The wrongful death lawsuit against XTO and Exxon Mobil in Oklahoma City federal court was settled on Thursday. But terms of the agreement in the suit brought by the widow of an oilfield worker who died while tank gauging near Ardmore in 2014 were not disclosed.
“The parties have reached a confidential settlement without XTO accepting liability or found to be liable,” stated spokesman Jeremy Eikenberry of XTO in an email to OK Energy Today.
The lawsuit went to trial this week before U.S. District Judge David Russell after Cynthia Simpson declined a settlement offer made earlier in the month. Her husband David Simpson was found collapsed and dead at a well site. The suit alleged poisonous fumes were emitted from the oil tank when Simpson opened the ‘thief hatch” and was overcome.

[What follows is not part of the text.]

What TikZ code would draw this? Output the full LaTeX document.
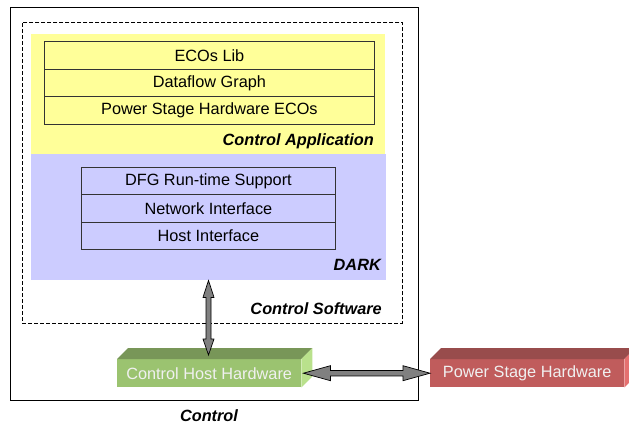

In his ruling on Thursday, Judge Russell said “the parties have reached a settlement and compromise.”
Simpson’s death was highlighted in a recent safety video produced by the National Institute for Occupational Safety and Health as OK Energy Today reported earlier in the week at the start of the trial. The video maintained Simpson died from poisonous hydrogen sulfide fumes.
But XTO Energy told OK Energy Today there was no evidence to support the claim that such hazards existed at the XTO well site.
Eikenberry stated, “There is an overabundance of evidence that shows Mr. Simpson has had a long history of pre-existing conditions that put him at high risk for a heart attack.”
He also said the Centers for Disease Control “misrepresented” Simpson’s death due to H2S inhalation after reviewing an OSHA report.
“However, OSHA’s post-incident investigation found that H2S was not present in sufficient levels.”